Fanny Blankers-Koen was not the only big name athletics star to attend the 1951 Sedgley Sports Gala. She was joined by Macdonald Bailey (b.1920), a Trinidad-born sprinter who competed for Great Britain in the 100m at the 1948 Olympics, finishing sixth. At the 1952 Helsinki Summer Olympics he won 100m bronze. Between 1951 and 1956 he jointly held the 100m world record at 10.2 seconds and he won the sprint double seven times at the AAA Championships.
Competing in the 880 yards men’s invitation short limit handicap at the Sedgley Gala was Arthur Wint (1920-1992), the first Jamaican Olympic gold medalist, who won the 400m in 1948. He served as a pilot in the Second World War, leaving the RAF in 1947 to become a medical student at St Bartholomew’s Hospital.
He also won silver in the 800m at the London Olympics, and again at the Helsinki games, where he also won gold in 4 x 400m relay.
He returned to Jamaica as a doctor in 1955 but later had a career as a diplomat, serving as Jamaica’s High Commissioner to Britain and ambassador to Sweden and Denmark from 1974 to 1978.
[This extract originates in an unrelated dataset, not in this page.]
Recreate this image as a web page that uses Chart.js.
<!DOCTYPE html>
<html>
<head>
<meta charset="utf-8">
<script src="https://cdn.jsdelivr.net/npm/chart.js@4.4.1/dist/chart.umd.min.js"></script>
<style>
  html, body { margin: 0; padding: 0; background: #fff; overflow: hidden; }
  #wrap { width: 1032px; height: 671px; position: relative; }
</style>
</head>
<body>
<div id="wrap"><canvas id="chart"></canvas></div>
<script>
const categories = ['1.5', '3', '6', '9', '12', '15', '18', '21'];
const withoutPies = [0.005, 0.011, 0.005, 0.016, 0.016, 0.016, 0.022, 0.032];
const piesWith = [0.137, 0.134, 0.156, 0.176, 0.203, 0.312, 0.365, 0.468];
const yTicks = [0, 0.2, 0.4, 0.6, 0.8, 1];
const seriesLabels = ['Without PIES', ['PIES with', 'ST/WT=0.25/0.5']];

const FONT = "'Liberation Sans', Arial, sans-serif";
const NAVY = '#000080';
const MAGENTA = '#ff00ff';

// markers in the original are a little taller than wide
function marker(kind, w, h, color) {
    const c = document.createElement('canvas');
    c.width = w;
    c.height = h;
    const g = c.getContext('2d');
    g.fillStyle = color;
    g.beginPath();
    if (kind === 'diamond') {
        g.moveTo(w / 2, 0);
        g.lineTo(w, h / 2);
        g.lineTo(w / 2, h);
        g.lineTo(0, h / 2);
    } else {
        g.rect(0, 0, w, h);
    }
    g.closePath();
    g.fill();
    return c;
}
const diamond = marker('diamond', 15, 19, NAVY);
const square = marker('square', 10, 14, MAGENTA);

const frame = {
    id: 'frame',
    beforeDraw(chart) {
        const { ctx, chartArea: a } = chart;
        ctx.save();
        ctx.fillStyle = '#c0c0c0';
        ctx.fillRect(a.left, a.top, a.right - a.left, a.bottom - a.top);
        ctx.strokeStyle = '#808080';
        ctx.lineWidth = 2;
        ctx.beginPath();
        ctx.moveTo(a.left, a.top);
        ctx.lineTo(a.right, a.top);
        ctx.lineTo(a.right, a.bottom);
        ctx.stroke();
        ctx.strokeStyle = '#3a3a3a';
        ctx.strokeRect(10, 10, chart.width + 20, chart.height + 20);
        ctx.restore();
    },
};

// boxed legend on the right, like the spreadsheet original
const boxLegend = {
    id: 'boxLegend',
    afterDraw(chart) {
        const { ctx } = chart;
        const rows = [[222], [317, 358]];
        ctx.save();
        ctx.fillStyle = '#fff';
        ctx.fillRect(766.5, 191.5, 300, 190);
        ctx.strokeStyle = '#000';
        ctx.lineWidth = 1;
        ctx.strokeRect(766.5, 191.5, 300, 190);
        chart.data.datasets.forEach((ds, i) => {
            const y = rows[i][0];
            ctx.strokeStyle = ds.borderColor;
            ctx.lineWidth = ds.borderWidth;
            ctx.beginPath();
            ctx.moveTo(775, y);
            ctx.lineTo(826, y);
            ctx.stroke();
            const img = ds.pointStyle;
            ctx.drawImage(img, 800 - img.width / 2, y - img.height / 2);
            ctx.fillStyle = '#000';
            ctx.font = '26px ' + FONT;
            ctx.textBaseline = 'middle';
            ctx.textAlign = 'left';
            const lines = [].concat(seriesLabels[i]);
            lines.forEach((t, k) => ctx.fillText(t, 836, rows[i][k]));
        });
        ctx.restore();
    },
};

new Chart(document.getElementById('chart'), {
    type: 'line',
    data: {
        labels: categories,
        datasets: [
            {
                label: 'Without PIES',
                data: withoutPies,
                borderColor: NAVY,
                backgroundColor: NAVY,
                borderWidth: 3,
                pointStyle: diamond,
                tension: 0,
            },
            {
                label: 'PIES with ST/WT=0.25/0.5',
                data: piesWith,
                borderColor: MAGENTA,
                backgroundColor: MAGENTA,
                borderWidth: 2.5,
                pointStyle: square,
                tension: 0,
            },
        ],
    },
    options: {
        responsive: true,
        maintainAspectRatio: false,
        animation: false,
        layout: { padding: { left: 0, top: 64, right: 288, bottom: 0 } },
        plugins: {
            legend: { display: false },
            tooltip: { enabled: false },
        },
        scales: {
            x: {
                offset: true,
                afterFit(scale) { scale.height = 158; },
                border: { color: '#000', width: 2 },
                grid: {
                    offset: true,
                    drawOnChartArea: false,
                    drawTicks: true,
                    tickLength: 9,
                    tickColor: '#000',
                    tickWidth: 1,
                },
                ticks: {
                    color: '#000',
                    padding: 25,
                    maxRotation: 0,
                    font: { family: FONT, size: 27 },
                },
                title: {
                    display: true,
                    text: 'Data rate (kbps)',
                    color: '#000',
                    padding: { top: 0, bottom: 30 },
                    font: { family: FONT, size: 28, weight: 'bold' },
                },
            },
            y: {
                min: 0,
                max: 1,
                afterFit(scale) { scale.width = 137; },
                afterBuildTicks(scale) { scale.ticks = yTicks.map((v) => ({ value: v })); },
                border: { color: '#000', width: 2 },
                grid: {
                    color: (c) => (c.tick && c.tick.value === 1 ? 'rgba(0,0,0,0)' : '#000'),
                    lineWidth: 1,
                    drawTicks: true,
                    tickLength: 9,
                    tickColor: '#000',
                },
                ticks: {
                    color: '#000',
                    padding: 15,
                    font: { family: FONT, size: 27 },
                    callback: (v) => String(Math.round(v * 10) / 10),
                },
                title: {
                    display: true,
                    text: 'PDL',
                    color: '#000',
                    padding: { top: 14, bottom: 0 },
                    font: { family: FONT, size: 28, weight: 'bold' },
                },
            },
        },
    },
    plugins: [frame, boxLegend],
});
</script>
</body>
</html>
British high jump star Dorothy Tyler (b.1920) was also a guest at Sedgley. She won two Olympic silver medals, the first at Berlin in 1936 and the second in 1948, making her one of the few athletes to win Olympic medals before and after the Second World War. She also won gold at two British Empire Games.
The Sedgley Sports Gala began in 1942, founded by Harry Edwards as a wartime fund-raising competition for the Home Guard. Between 1942 and 1951, it raised £5,824; £4,700 went to war charities, £400 to the Sedgley War Memorial Fund, £279 to Tipton Harriers, and £445 to the British Red Cross and the Soldiers, Sailors and Air Force Families Association.
In 1951 there was a programme of 30 events with competitors from athletics and cycling clubs across the country. In the evening there was a performance by the TI Boys Band, led by Mr W. Cotterill, tug of war, boxing, a ‘display of physical culture and weightlifting’ by Sedgley and Wolverhampton Weightlifting Clubs, and the evening was rounded off with a grand festival dance in Dormston Girls’ Concert Hall, with music by Bill Stean and his Band.